Re: dma coherent memory user-space maps
From: Christoph Hellwig
Date: Thu Oct 31 2019 - 17:54:20 EST
Hi Thomas,
sorry for the delay. I've been travelling way to much laterly and had
a hard time keeping up.
On Tue, Oct 08, 2019 at 02:34:17PM +0200, Thomas Hellström (VMware) wrote:
> /* Obtain struct dma_pfn pointers from a dma coherent allocation */
> int dma_get_dpfns(struct device *dev, void *cpu_addr, dma_addr_t dma_addr,
> pgoff_t offset, pgoff_t num, dma_pfn_t dpfns[]);
>
> I figure, for most if not all architectures we could use an ordinary pfn as
> dma_pfn_t, but the dma layer would still have control over how those pfns
> are obtained and how they are used in the kernel's mapping APIs.
>
> If so, I could start looking at this, time permitting, for the cases where
> the pfn can be obtained from the kernel address or from
> arch_dma_coherent_to_pfn(), and also the needed work to have a tailored
> vmap_pfn().
I'm not sure that infrastructure is all that helpful unfortunately, even
if it ended up working. The problem with the 'coherent' DMA mappings
is that we they have a few different backends. For architectures that
are DMA coherent everything is easy and we use the normal page
allocator, and your above is trivially doable as wrappers around the
existing functionality.

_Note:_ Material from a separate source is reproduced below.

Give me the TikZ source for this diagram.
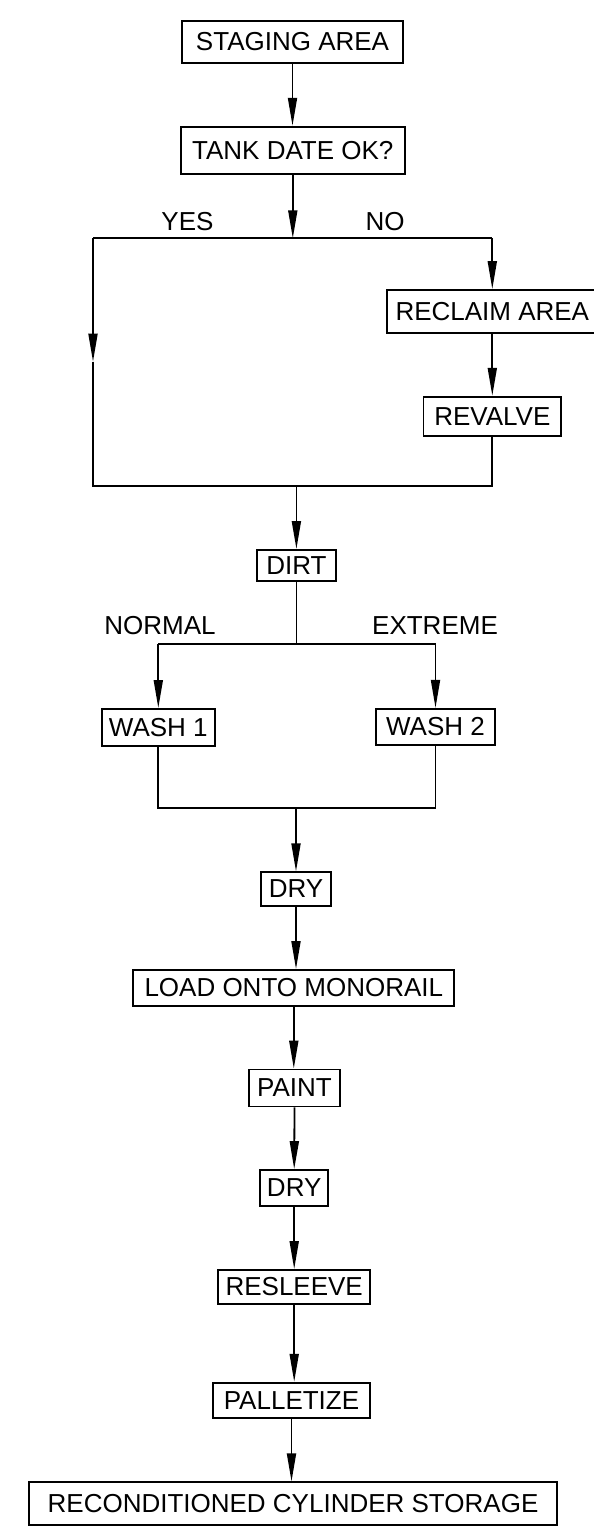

Other remap ptes to be uncached, either
in-place or using vmap, and the remaining ones use weird special
allocators for which almost everything we can mormally do in the VM
will fail.
I promised Christian an uncached DMA allocator a while ago, and still
haven't finished that either unfortunately. But based on looking at
the x86 pageattr code I'm now firmly down the road of using the
set_memory_* helpers that change the pte attributes in place, as
everything else can't actually work on x86 which doesn't allow
aliasing of PTEs with different caching attributes. The arm64 folks
also would prefer in-place remapping even if they don't support it
yet, and that is something the i915 code already does in a somewhat
hacky way, and something the msm drm driver wants. So I decided to
come up with an API that gives back 'coherent' pages on the
architectures that support it and otherwise just fail.
Do you care about architectures other than x86 and arm64? If not I'll
hopefully have something for you soon.